● **Records with drawing code**

==================================================

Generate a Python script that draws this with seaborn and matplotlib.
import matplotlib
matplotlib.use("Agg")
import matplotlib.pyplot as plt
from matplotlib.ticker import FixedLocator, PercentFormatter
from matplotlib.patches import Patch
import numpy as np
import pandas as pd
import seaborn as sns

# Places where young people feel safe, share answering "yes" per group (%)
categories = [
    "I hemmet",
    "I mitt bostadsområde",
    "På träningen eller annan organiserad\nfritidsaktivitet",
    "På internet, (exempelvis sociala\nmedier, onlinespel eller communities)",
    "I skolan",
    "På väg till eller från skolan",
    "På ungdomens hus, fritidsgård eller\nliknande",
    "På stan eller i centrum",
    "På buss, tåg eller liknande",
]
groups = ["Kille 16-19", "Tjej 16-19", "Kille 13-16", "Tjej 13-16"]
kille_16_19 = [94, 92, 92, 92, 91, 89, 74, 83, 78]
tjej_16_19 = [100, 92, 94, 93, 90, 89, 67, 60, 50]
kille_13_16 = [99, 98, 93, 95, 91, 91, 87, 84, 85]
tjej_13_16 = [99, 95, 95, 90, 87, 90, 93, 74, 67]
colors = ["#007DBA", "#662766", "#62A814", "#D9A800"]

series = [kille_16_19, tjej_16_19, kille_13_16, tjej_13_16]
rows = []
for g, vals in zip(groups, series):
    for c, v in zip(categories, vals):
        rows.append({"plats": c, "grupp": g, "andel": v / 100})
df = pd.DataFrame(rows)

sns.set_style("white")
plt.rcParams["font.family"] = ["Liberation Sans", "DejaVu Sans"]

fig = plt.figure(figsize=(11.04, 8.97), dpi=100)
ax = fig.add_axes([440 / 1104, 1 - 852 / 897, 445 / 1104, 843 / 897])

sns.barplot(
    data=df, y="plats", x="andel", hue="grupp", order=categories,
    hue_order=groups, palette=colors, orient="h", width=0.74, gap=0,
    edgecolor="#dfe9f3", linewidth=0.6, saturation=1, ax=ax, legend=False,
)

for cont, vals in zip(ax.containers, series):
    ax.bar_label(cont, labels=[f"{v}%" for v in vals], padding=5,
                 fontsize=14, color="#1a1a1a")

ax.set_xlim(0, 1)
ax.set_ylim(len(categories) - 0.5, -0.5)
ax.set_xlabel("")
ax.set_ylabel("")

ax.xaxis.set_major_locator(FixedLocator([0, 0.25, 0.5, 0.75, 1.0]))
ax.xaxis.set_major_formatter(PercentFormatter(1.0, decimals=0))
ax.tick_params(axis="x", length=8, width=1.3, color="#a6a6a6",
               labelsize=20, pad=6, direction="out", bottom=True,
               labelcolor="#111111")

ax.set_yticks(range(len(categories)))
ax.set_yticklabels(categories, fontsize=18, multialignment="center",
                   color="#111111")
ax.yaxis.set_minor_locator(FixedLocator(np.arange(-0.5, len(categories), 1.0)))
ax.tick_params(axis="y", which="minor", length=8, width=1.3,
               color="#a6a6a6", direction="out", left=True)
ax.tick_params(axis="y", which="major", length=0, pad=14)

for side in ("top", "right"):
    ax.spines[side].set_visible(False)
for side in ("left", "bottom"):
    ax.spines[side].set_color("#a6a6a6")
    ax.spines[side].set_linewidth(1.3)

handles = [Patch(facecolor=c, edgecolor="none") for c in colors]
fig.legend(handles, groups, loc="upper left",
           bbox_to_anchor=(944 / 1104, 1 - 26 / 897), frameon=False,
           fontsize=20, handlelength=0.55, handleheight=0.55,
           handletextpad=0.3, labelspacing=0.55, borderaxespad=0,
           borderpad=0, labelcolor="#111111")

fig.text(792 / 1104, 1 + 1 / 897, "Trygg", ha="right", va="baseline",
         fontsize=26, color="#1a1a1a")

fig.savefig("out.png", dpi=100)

==================================================

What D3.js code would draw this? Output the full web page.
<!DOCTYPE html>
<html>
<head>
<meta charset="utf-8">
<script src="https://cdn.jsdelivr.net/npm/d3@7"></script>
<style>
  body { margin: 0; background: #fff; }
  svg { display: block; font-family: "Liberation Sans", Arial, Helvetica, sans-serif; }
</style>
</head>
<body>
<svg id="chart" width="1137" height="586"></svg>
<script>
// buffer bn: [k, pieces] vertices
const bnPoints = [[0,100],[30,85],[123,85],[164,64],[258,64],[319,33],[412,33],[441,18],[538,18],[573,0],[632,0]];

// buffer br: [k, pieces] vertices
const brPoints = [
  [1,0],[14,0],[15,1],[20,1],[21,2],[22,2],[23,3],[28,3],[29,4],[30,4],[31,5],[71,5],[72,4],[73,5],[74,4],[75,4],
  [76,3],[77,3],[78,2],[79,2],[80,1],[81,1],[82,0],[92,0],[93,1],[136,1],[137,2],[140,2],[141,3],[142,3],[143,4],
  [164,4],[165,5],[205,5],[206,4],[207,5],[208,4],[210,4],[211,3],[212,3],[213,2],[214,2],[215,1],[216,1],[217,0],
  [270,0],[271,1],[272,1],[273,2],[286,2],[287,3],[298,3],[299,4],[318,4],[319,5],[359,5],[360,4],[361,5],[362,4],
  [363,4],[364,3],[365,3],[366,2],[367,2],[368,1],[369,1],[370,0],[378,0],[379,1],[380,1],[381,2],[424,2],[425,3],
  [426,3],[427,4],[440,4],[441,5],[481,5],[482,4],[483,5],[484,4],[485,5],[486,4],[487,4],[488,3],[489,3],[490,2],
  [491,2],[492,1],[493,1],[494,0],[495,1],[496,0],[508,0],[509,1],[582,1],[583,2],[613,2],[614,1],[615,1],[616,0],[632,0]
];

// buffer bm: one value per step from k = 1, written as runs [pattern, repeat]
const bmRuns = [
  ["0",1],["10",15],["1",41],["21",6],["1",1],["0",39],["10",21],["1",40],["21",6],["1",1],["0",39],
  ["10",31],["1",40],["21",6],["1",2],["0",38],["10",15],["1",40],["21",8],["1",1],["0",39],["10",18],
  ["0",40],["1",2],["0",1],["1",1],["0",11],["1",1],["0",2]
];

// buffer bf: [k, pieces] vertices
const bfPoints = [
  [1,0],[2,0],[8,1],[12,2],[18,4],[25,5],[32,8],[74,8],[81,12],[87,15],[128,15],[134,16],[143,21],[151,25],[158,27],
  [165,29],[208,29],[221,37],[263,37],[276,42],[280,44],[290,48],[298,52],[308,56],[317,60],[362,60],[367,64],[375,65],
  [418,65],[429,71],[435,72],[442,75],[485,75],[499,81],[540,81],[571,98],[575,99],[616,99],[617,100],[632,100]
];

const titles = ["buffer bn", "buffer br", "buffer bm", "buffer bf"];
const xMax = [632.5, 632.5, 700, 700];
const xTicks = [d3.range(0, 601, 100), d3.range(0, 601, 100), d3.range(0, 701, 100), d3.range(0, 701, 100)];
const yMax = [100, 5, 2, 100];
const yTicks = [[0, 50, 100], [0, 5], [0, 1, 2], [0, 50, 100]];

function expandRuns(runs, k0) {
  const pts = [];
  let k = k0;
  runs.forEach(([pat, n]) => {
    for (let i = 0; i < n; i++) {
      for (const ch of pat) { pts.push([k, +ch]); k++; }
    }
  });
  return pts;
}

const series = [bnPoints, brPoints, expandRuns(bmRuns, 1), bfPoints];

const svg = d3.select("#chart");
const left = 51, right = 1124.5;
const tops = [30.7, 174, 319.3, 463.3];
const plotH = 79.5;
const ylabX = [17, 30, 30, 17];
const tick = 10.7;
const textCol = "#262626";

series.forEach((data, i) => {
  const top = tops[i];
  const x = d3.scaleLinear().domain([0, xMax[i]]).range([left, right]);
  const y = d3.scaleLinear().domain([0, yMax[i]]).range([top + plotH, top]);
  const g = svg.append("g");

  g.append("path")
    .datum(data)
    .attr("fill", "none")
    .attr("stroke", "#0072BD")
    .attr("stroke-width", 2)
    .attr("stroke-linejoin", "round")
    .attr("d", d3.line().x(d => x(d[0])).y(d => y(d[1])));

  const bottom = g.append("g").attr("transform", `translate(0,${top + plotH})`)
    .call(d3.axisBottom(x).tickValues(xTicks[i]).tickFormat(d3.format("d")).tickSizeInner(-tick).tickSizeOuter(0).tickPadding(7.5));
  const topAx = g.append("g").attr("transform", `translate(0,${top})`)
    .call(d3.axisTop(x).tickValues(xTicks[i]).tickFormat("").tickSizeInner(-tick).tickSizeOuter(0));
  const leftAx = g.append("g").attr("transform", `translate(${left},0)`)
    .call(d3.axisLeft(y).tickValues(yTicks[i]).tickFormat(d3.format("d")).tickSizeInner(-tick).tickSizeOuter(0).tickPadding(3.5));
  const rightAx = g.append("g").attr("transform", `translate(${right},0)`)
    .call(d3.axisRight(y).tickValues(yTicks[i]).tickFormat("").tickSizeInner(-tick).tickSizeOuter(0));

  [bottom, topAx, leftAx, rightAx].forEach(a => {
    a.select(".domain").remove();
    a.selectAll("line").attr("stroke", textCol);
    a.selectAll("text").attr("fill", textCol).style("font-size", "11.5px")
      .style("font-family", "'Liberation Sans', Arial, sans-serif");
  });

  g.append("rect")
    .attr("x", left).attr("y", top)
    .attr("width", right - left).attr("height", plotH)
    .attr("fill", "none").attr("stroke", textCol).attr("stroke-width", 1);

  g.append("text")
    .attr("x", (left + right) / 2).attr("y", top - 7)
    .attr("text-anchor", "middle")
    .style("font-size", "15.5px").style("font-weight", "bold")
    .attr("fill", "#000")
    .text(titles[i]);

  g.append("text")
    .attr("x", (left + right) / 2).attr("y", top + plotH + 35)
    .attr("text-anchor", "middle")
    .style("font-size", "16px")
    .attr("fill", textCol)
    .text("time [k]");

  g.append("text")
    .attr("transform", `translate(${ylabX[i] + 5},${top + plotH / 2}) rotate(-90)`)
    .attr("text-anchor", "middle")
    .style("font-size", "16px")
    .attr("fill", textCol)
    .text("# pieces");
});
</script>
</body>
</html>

==================================================

● **Stated problem**
Only the lines from the one containing "Generate a Python" through the one containing "import seaborn as sns" are to be extracted, exactly as they appear, with both ends included.

● **The response**
Generate a Python script that draws this with seaborn and matplotlib.
import matplotlib
matplotlib.use("Agg")
import matplotlib.pyplot as plt
from matplotlib.ticker import FixedLocator, PercentFormatter
from matplotlib.patches import Patch
import numpy as np
import pandas as pd
import seaborn as sns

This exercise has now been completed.